The Department of Prime Minister and Cabinet (DPMC) has launched a strategy that seeks to boost the data analytics capabilities of the public service. The strategy is based on a recommendation in the Public Sector Data Management Report, which was released in late 2015.

“A whole-of-government strategy is needed to harness and develop talent and boost the capability of the nation to grow the digital economy,” the PSDMR report stated. “The strategy should encourage a discovery mindset to enable better problem analysis, development of policy solutions, improved service delivery and public sector efficiency.”

The Australian Public Service Data Skills and Capability Framework, released earlier this month, has four key pillars.

The first is a competitive ‘data fellowship’ program that will see up to 10 APS employees undertake three-month placements with Data61 or private sector organisations to work on data-related problems. Participants will become part of an alumni network.

The framework also envisages APS employees taking part in a range specialist analytics courses offered by universities, supported by their agency or department.

Another pillar is training partnerships with a number of organisations. Currently partner organisations are the Open Data Institute Queensland, the Office of the Australian Information Commissioner (OAIC), and the Data to Decisions Cooperative Research Centre (D2D CRC).

“These partner organisations have been selected due to their relevant technical expertise and knowledge to deliver training that has practical and real-world application to the APS,” the framework document states.

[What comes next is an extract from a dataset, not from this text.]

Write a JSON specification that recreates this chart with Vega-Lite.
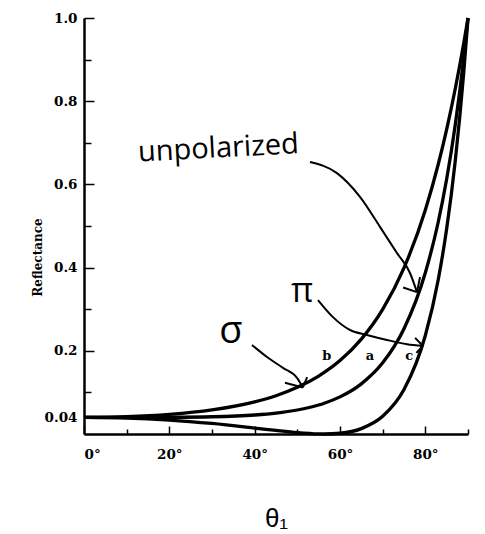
{
  "$schema": "https://vega.github.io/schema/vega-lite/v6.json",
  "width": 384,
  "height": 416,
  "autosize": {"type": "none"},
  "padding": {"left": 84, "top": 18, "right": 17, "bottom": 100},
  "background": "white",
  "config": {
    "view": {"stroke": null},
    "axis": {
      "grid": false,
      "domainColor": "black",
      "domainWidth": 2.5,
      "tickColor": "black",
      "tickWidth": 1.5,
      "labelColor": "black",
      "labelFont": "DejaVu Serif",
      "labelFontWeight": "bold",
      "labelFontSize": 13.5,
      "titleColor": "black"
    }
  },
  "datasets": {
    "curves": [
      {"curve": "sigma", "angle": 0, "R": 0.04},
      {"curve": "sigma", "angle": 10, "R": 0.0417},
      {"curve": "sigma", "angle": 20, "R": 0.0471},
      {"curve": "sigma", "angle": 30, "R": 0.0578},
      {"curve": "sigma", "angle": 40, "R": 0.0772},
      {"curve": "sigma", "angle": 45, "R": 0.092},
      {"curve": "sigma", "angle": 50, "R": 0.1121},
      {"curve": "sigma", "angle": 55, "R": 0.1393},
      {"curve": "sigma", "angle": 56.3, "R": 0.1479},
      {"curve": "sigma", "angle": 60, "R": 0.1766},
      {"curve": "sigma", "angle": 65, "R": 0.2281},
      {"curve": "sigma", "angle": 70, "R": 0.2996},
      {"curve": "sigma", "angle": 75, "R": 0.3994},
      {"curve": "sigma", "angle": 80, "R": 0.5386},
      {"curve": "sigma", "angle": 83, "R": 0.6472},
      {"curve": "sigma", "angle": 85, "R": 0.7323},
      {"curve": "sigma", "angle": 87, "R": 0.8293},
      {"curve": "sigma", "angle": 89, "R": 0.9395},
      {"curve": "sigma", "angle": 90, "R": 1.0},
      {"curve": "unpolarized", "angle": 0, "R": 0.04},
      {"curve": "unpolarized", "angle": 10, "R": 0.04},
      {"curve": "unpolarized", "angle": 20, "R": 0.0403},
      {"curve": "unpolarized", "angle": 30, "R": 0.0415},
      {"curve": "unpolarized", "angle": 40, "R": 0.0457},
      {"curve": "unpolarized", "angle": 45, "R": 0.0502},
      {"curve": "unpolarized", "angle": 50, "R": 0.0577},
      {"curve": "unpolarized", "angle": 55, "R": 0.0697},
      {"curve": "unpolarized", "angle": 56.3, "R": 0.074},
      {"curve": "unpolarized", "angle": 60, "R": 0.0892},
      {"curve": "unpolarized", "angle": 65, "R": 0.1205},
      {"curve": "unpolarized", "angle": 70, "R": 0.171},
      {"curve": "unpolarized", "angle": 75, "R": 0.2531},
      {"curve": "unpolarized", "angle": 80, "R": 0.3877},
      {"curve": "unpolarized", "angle": 83, "R": 0.5084},
      {"curve": "unpolarized", "angle": 85, "R": 0.6128},
      {"curve": "unpolarized", "angle": 87, "R": 0.7424},
      {"curve": "unpolarized", "angle": 89, "R": 0.9042},
      {"curve": "unpolarized", "angle": 90, "R": 1.0},
      {"curve": "pi", "angle": 0, "R": 0.04},
      {"curve": "pi", "angle": 10, "R": 0.0384},
      {"curve": "pi", "angle": 20, "R": 0.0335},
      {"curve": "pi", "angle": 30, "R": 0.0253},
      {"curve": "pi", "angle": 40, "R": 0.0143},
      {"curve": "pi", "angle": 45, "R": 0.0085},
      {"curve": "pi", "angle": 50, "R": 0.0033},
      {"curve": "pi", "angle": 55, "R": 0.0002},
      {"curve": "pi", "angle": 56.3, "R": 0.0},
      {"curve": "pi", "angle": 60, "R": 0.0018},
      {"curve": "pi", "angle": 65, "R": 0.013},
      {"curve": "pi", "angle": 70, "R": 0.0425},
      {"curve": "pi", "angle": 75, "R": 0.1068},
      {"curve": "pi", "angle": 80, "R": 0.2368},
      {"curve": "pi", "angle": 83, "R": 0.3696},
      {"curve": "pi", "angle": 85, "R": 0.4933},
      {"curve": "pi", "angle": 87, "R": 0.6555},
      {"curve": "pi", "angle": 89, "R": 0.8689},
      {"curve": "pi", "angle": 90, "R": 1.0}
    ],
    "arrows": [
      {"id": "u_shaft", "ord": 1, "angle": 52.96, "R": 0.654},
      {"id": "u_shaft", "ord": 2, "angle": 59.29, "R": 0.627},
      {"id": "u_shaft", "ord": 3, "angle": 64.68, "R": 0.57},
      {"id": "u_shaft", "ord": 4, "angle": 69.37, "R": 0.498},
      {"id": "u_shaft", "ord": 5, "angle": 73.35, "R": 0.435},
      {"id": "u_shaft", "ord": 6, "angle": 76.4, "R": 0.387},
      {"id": "u_shaft", "ord": 7, "angle": 78.04, "R": 0.341},
      {"id": "u_w1", "ord": 1, "angle": 74.8, "R": 0.352},
      {"id": "u_w1", "ord": 2, "angle": 78.04, "R": 0.341},
      {"id": "u_w2", "ord": 1, "angle": 78.75, "R": 0.377},
      {"id": "u_w2", "ord": 2, "angle": 78.04, "R": 0.341},
      {"id": "p_shaft", "ord": 1, "angle": 54.84, "R": 0.322},
      {"id": "p_shaft", "ord": 2, "angle": 58.35, "R": 0.281},
      {"id": "p_shaft", "ord": 3, "angle": 62.34, "R": 0.25},
      {"id": "p_shaft", "ord": 4, "angle": 66.32, "R": 0.238},
      {"id": "p_shaft", "ord": 5, "angle": 71.01, "R": 0.226},
      {"id": "p_shaft", "ord": 6, "angle": 75.7, "R": 0.216},
      {"id": "p_shaft", "ord": 7, "angle": 79.4, "R": 0.212},
      {"id": "p_w1", "ord": 1, "angle": 77.6, "R": 0.231},
      {"id": "p_w1", "ord": 2, "angle": 79.4, "R": 0.212},
      {"id": "p_w2", "ord": 1, "angle": 77.9, "R": 0.195},
      {"id": "p_w2", "ord": 2, "angle": 79.4, "R": 0.212},
      {"id": "s_shaft", "ord": 1, "angle": 39.37, "R": 0.214},
      {"id": "s_shaft", "ord": 2, "angle": 42.89, "R": 0.185},
      {"id": "s_shaft", "ord": 3, "angle": 46.64, "R": 0.159},
      {"id": "s_shaft", "ord": 4, "angle": 49.92, "R": 0.135},
      {"id": "s_shaft", "ord": 5, "angle": 51.3, "R": 0.112},
      {"id": "s_w1", "ord": 1, "angle": 47.1, "R": 0.123},
      {"id": "s_w1", "ord": 2, "angle": 51.3, "R": 0.112},
      {"id": "s_w2", "ord": 1, "angle": 52.3, "R": 0.137},
      {"id": "s_w2", "ord": 2, "angle": 51.3, "R": 0.112}
    ],
    "labels": [
      {"kind": "word", "text": "unpolarized", "angle": 31.6, "R": 0.665},
      {"kind": "pi", "text": "π", "angle": 51.1, "R": 0.317},
      {"kind": "sigma", "text": "σ", "angle": 34.45, "R": 0.219},
      {"kind": "letter", "text": "b", "angle": 56.9, "R": 0.178},
      {"kind": "letter", "text": "a", "angle": 67.0, "R": 0.178},
      {"kind": "letter", "text": "c", "angle": 76.2, "R": 0.178}
    ]
  },
  "layer": [
    {
      "data": {"name": "curves"},
      "mark": {"type": "line", "color": "black", "strokeWidth": 3.3, "interpolate": "monotone"},
      "encoding": {
        "x": {
          "field": "angle",
          "type": "quantitative",
          "scale": {"domain": [0, 90], "nice": false, "zero": false},
          "axis": {
            "values": [0, 10, 20, 30, 40, 50, 60, 70, 80, 90],
            "labelExpr": "(datum.value % 20 === 0 && datum.value < 90) ? datum.value + '°' : ''",
            "tickSize": {"condition": {"test": "datum.value % 20 === 0", "value": -8}, "value": -5},
            "labelPadding": 21,
            "labelBaseline": "top",
            "title": "θ₁",
            "titleFont": "Liberation Sans",
            "titleFontSize": 26,
            "titleFontWeight": "normal",
            "titleBaseline": "alphabetic",
            "titleY": 92
          }
        },
        "y": {
          "field": "R",
          "type": "quantitative",
          "scale": {"domain": [0, 1], "nice": false, "zero": false},
          "axis": {
            "values": [0.04, 0.1, 0.2, 0.3, 0.4, 0.5, 0.6, 0.7, 0.8, 0.9, 1.0],
            "labelExpr": "datum.value === 0.04 ? '0.04' : (round(datum.value * 10) % 2 === 0 ? format(datum.value, '.1f') : '')",
            "tickSize": {"condition": {"test": "datum.value === 0.04 || round(datum.value * 10) % 2 === 0", "value": -10}, "value": -7},
            "labelPadding": 17,
            "title": "Reflectance",
            "titleFont": "DejaVu Serif",
            "titleFontWeight": "bold",
            "titleFontSize": 12,
            "titleAngle": -90,
            "titleAlign": "center",
            "titleBaseline": "middle",
            "titleX": -47,
            "titleY": 239
          }
        },
        "detail": {"field": "curve"}
      }
    },
    {
      "data": {"name": "arrows"},
      "mark": {"type": "line", "color": "black", "strokeWidth": 2, "interpolate": "monotone"},
      "encoding": {
        "x": {"field": "angle", "type": "quantitative"},
        "y": {"field": "R", "type": "quantitative"},
        "detail": {"field": "id"},
        "order": {"field": "ord", "type": "quantitative"}
      }
    },
    {
      "data": {"name": "labels"},
      "transform": [{"filter": "datum.kind === 'word'"}],
      "mark": {"type": "text", "font": "Open Sans", "fontSize": 29, "angle": -3, "align": "center", "baseline": "alphabetic", "color": "black"},
      "encoding": {
        "x": {"field": "angle", "type": "quantitative"},
        "y": {"field": "R", "type": "quantitative"},
        "text": {"field": "text"}
      }
    },
    {
      "data": {"name": "labels"},
      "transform": [{"filter": "datum.kind === 'pi'"}],
      "mark": {"type": "text", "font": "Open Sans", "fontSize": 34, "align": "center", "baseline": "alphabetic", "color": "black"},
      "encoding": {
        "x": {"field": "angle", "type": "quantitative"},
        "y": {"field": "R", "type": "quantitative"},
        "text": {"field": "text"}
      }
    },
    {
      "data": {"name": "labels"},
      "transform": [{"filter": "datum.kind === 'sigma'"}],
      "mark": {"type": "text", "font": "Open Sans", "fontSize": 38, "align": "center", "baseline": "alphabetic", "color": "black"},
      "encoding": {
        "x": {"field": "angle", "type": "quantitative"},
        "y": {"field": "R", "type": "quantitative"},
        "text": {"field": "text"}
      }
    },
    {
      "data": {"name": "labels"},
      "transform": [{"filter": "datum.kind === 'letter'"}],
      "mark": {"type": "text", "font": "DejaVu Serif", "fontWeight": "bold", "fontSize": 13, "align": "center", "baseline": "alphabetic", "color": "black"},
      "encoding": {
        "x": {"field": "angle", "type": "quantitative"},
        "y": {"field": "R", "type": "quantitative"},
        "text": {"field": "text"}
      }
    }
  ]
}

The other component of the framework is a data literacy program to boost the skills of non-specialist APS employees. The program’s development is a product of collaboration between the Australian Bureau of Statistics, the Australian Public Service Commission, the Australian Taxation Office and DPMC.

“It is important – both in government and in non-government sectors – that we remain committed to improving the data skills and capability of our workforce. Data skills are critical for developing evidence-based policy, which is so important in improving the lives of Australians,” assistant minister for digital transformation, Angus Taylor, said in a statement.